Boeing faces U.S. defense cuts and higher financing costs that analysts say may impede commercial aircraft sales that had risen for four years. While the planemaker has no new jet announcements looming to spur orders like the 777X and 787-10 debuts did in 2013, it is speeding its production tempo to take advantage of a record $374-billion backlog.
“For the stock to gain altitude from here Boeing will need to show it can convert the massive backlog into free cash flow,” Jeff Morris, head of U.S. equities at Boston-based Standard Life Investments, said in an e-mail. “If not, investors would be advised to stay seated and buckle up.”
Boeing shares fell 5.3 percent to $129.78 at the close in New York on trading volume that was more than four times its daily average. It was the biggest decline since Aug. 10, 2011. The shares advanced 81 percent in 2013, the most among the 30 stocks in the Dow Jones Industrials Average.
Last year was a “milestone” for the aerospace company as it shattered records for revenue, earnings and jetliner deliveries while adding to an order haul that will keep factories humming for almost eight years, Jim McNerney, Boeing’s chairman and chief executive officer, said today.
“We successfully delivered on our strategies to convert our record backlog into profitable growth, executed well on commercial and defense development programs and drove productivity and affordability gains throughout our business and enterprise functions,” McNerney said on a conference call.
Boeing is under pressure to do even better. Investors are judging whether the company remains an attractive bet for the cash it’s generating or “whether all of the good news is priced into Boeing shares at this point,” Carter Copeland, a New York- based aerospace analyst with Barclays Plc, wrote in a Jan. 27 report.

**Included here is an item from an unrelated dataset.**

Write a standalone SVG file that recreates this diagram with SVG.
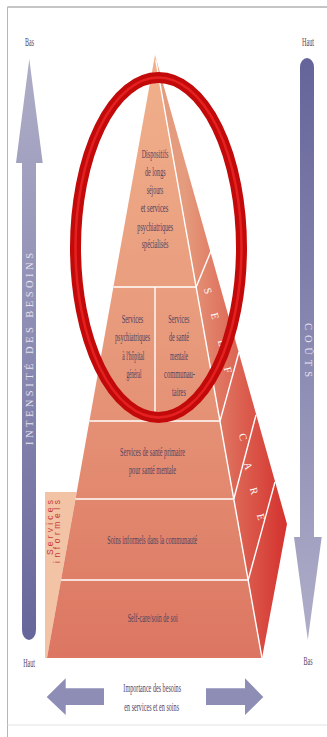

Stoking concerns: Boeing projected its operating cash flow to decrease next year to about $6.25 billion from $8.18 billion in 2013 even while aircraft deliveries rise.
“Boeing has a history of being conservative with initial guidance, but the company’s outlook for cash flow will raise questions” for investors who expected Boeing to be awash in cash, Morris said.
The company’s fourth-quarter profit excluding some pension expenses was $1.84 billion, unchanged from a year earlier due to a one-time non-cash charge, said Charles Bickers, a Boeing spokesman. Earnings per share rose 29 percent to $1.88 a share, the company said. Analysts projected $1.57 on that basis, the average of 19 estimates compiled by Bloomberg.
Boeing was helped by an “abnormally low” tax rate of 14 percent for the quarter, and “surprisingly high” profit margins at its defense business, Christian Mayes, an aerospace analyst with Edward Jones & Co., said today in an e-mail. He rates Boeing a hold.
The company also benefited from a faster pace of commercial aircraft deliveries as it increased production tempos for three best-selling jets: its 737, 777 and 787 Dreamliners.
In the final three months of 2013, Boeing delivered 172 planes, an increase of 4 percent from a year earlier. Boeing shipped 648 jets last year, beating rival Airbus Group NV, based in Toulouse, France, for a second consecutive year. Boeing garnered 1,531 gross orders, a 14 percent increase from 2012.
McNerney sees Boeing booking at least as many new orders this year as its deliveries, which are expected to rise to between 715 and 725 aircraft. Boeing expects to ship 110 Dreamliners for the year, although its factories are churning out 10 of the jets per month. Some of the slower deliveries are for a new, stretched version of the 787, which is slated to enter commercial service by midyear.
Even with its higher factory output, Boeing sees its cash flow declining this year as it ships fewer 767s while shifting resources to build more aerial tankers for the U.S. Air Force, Chief Financial Officer Greg Smith said on the call. Cash also will be affected by higher cash taxes for the 787, lower defense deliveries and the timing of receipts that shifted to 2013 from 2014, Smith said.
Sales for Boeing’s defense, space and security unit increased 6.1 percent to $8.86 billion from a year earlier, as the company landed overseas contracts. The unit’s operating margin increased to 10.8 percent from 9 percent the previous year.
The unit’s performance improved even with defense spending cutbacks in the U.S.
“They certainly worked to take costs out of that business.” Ken Herbert, aerospace analyst with Canaccord Genuity Inc., said in a phone interview.